■ **Exercise details**
Don't include pictures. Quote the lines below from the first through the line that contains "CartesianGrid, Legend, Label".

■ **Available data**
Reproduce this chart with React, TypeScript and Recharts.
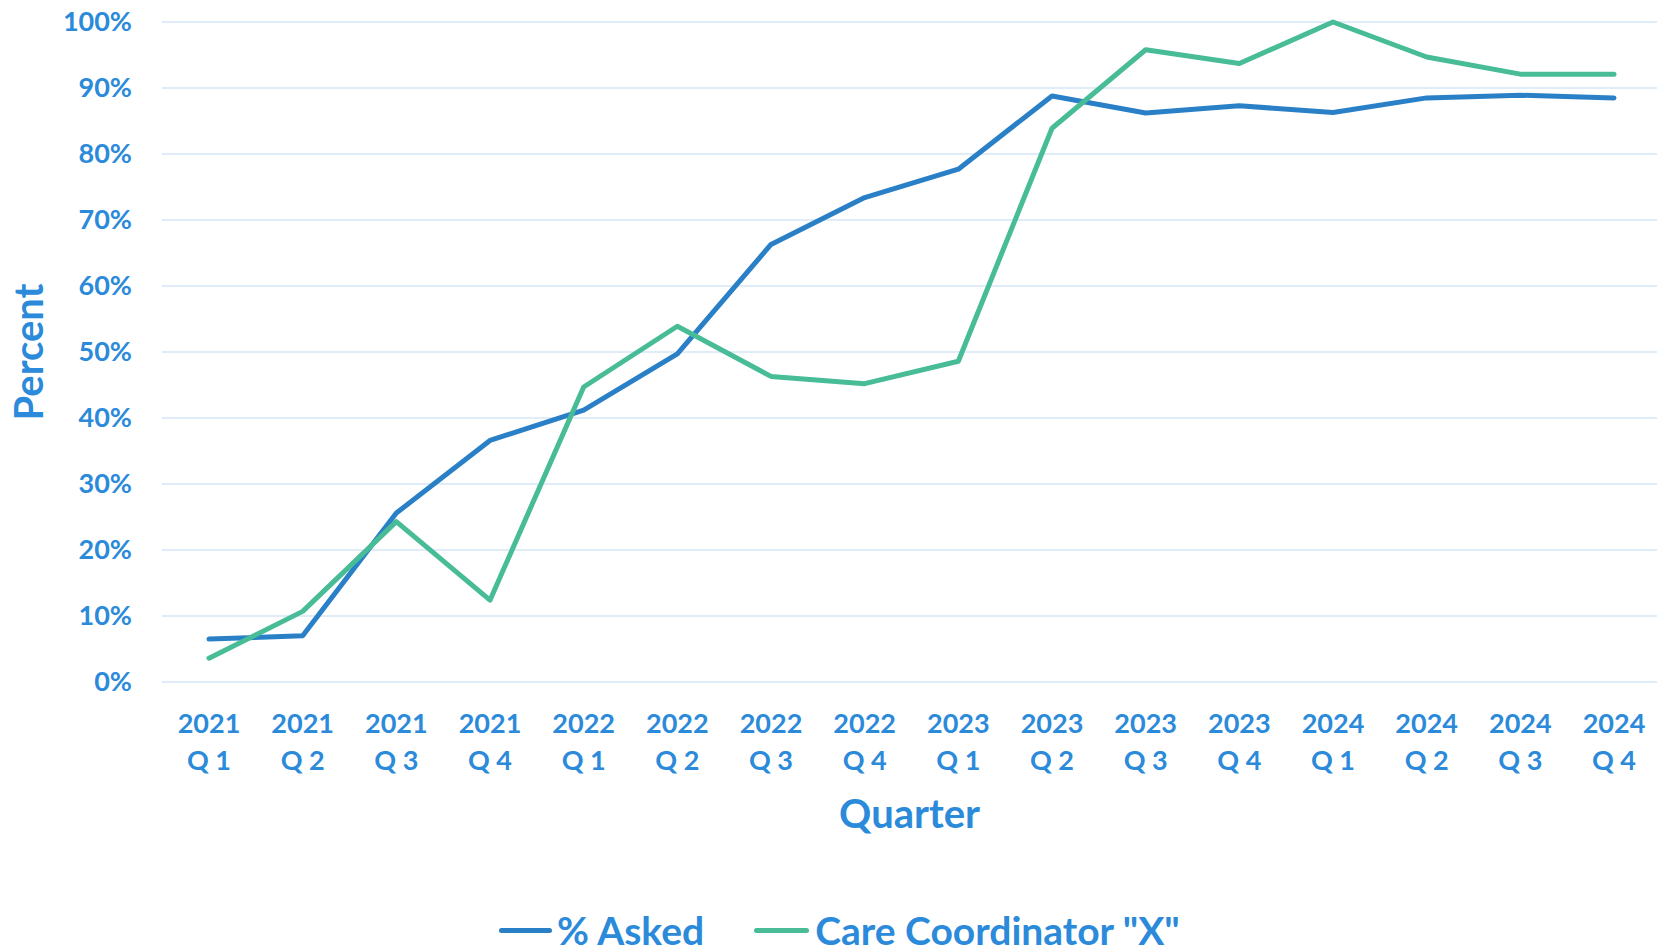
import React from 'react';
import { LineChart, Line, XAxis, YAxis, CartesianGrid, Legend, Label } from 'recharts';

const quarters = [
  '2021 Q 1', '2021 Q 2', '2021 Q 3', '2021 Q 4',
  '2022 Q 1', '2022 Q 2', '2022 Q 3', '2022 Q 4',
  '2023 Q 1', '2023 Q 2', '2023 Q 3', '2023 Q 4',
  '2024 Q 1', '2024 Q 2', '2024 Q 3', '2024 Q 4',
];
const pctAsked = [6.5, 7.0, 25.6, 36.6, 41.2, 49.7, 66.3, 73.4, 77.7, 88.8, 86.2, 87.3, 86.3, 88.5, 88.9, 88.5];
const careCoordX = [3.6, 10.7, 24.3, 12.4, 44.7, 53.9, 46.3, 45.2, 48.6, 83.9, 95.8, 93.7, 100, 94.7, 92.1, 92.1];
const yTicks = [0, 10, 20, 30, 40, 50, 60, 70, 80, 90, 100];

const data = quarters.map((q, i) => ({ quarter: q, asked: pctAsked[i], careX: careCoordX[i] }));

const textBlue = '#2B8AD9';
const lineBlue = '#2A80C6';
const lineGreen = '#47BC96';
const gridColor = '#D6E7F6';
const font = 'Lato, "Open Sans", sans-serif';

const XTick = (props: any) => {
  const { x, y, payload } = props;
  const [year, ...rest] = String(payload.value).split(' ');
  return (
    <text x={x} y={y} textAnchor="middle" fill={textBlue} fontFamily={font} fontWeight={700} fontSize={27}>
      <tspan x={x} dy={49}>{year}</tspan>
      <tspan x={x} dy={37}>{rest.join(' ')}</tspan>
    </text>
  );
};

const YTick = (props: any) => {
  const { x, y, payload } = props;
  return (
    <text x={x} y={y} dy={9} textAnchor="end" fill={textBlue} fontFamily={font} fontWeight={700} fontSize={27}>
      {`${payload.value}%`}
    </text>
  );
};

const PercentLabel = () => (
  <text
    x={28}
    y={352}
    transform="rotate(-90, 28, 352)"
    textAnchor="middle"
    dominantBaseline="central"
    fill={textBlue}
    fontFamily={font}
    fontWeight={700}
    fontSize={40}
  >
    Percent
  </text>
);

// legend is drawn by hand so the spacing matches the original
const LegendContent = () => (
  <div style={{ height: 70, display: 'flex', alignItems: 'center', paddingLeft: 499, paddingTop: 32, boxSizing: 'border-box', fontFamily: font, fontWeight: 700, fontSize: 39, color: textBlue, lineHeight: '36px' }}>
    <span style={{ display: 'inline-block', width: 53, height: 5, background: lineBlue, borderRadius: 3, marginRight: 5 }} />
    <span>% Asked</span>
    <span style={{ display: 'inline-block', width: 55, height: 5, background: lineGreen, borderRadius: 3, marginLeft: 50, marginRight: 6 }} />
    <span>Care Coordinator "X"</span>
  </div>
);

export default function App() {
  return (
    <div style={{ position: 'absolute', left: 0, top: 0, background: '#fff' }}>
      <LineChart width={1657} height={949} data={data} margin={{ top: 22, right: 0, bottom: 0, left: 0 }}>
        <CartesianGrid horizontal vertical={false} stroke={gridColor} strokeWidth={1.5} />
        <XAxis
          dataKey="quarter"
          axisLine={false}
          tickLine={false}
          tickSize={0}
          interval={0}
          height={197}
          padding={{ left: 47, right: 43 }}
          tick={<XTick />}
        >
          <Label value="Quarter" position="insideTop" offset={118} fill={textBlue} fontFamily={font} fontWeight={700} fontSize={40} />
        </XAxis>
        <YAxis
          width={162}
          domain={[0, 100]}
          ticks={yTicks}
          axisLine={false}
          tickLine={false}
          tickSize={0}
          tickMargin={30}
          tick={<YTick />}
        >
          <Label content={<PercentLabel />} />
        </YAxis>
        <Legend verticalAlign="bottom" content={<LegendContent />} wrapperStyle={{ left: 0, width: 1657 }} />
        <Line type="linear" dataKey="asked" name="% Asked" stroke={lineBlue} strokeWidth={5} dot={false} strokeLinecap="round" strokeLinejoin="round" isAnimationActive={false} />
        <Line type="linear" dataKey="careX" name='Care Coordinator "X"' stroke={lineGreen} strokeWidth={5} dot={false} strokeLinecap="round" strokeLinejoin="round" isAnimationActive={false} />
      </LineChart>
    </div>
  );
}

■ **Result of the exercise**
Reproduce this chart with React, TypeScript and Recharts.
import React from 'react';
import { LineChart, Line, XAxis, YAxis, CartesianGrid, Legend, Label } from 'recharts';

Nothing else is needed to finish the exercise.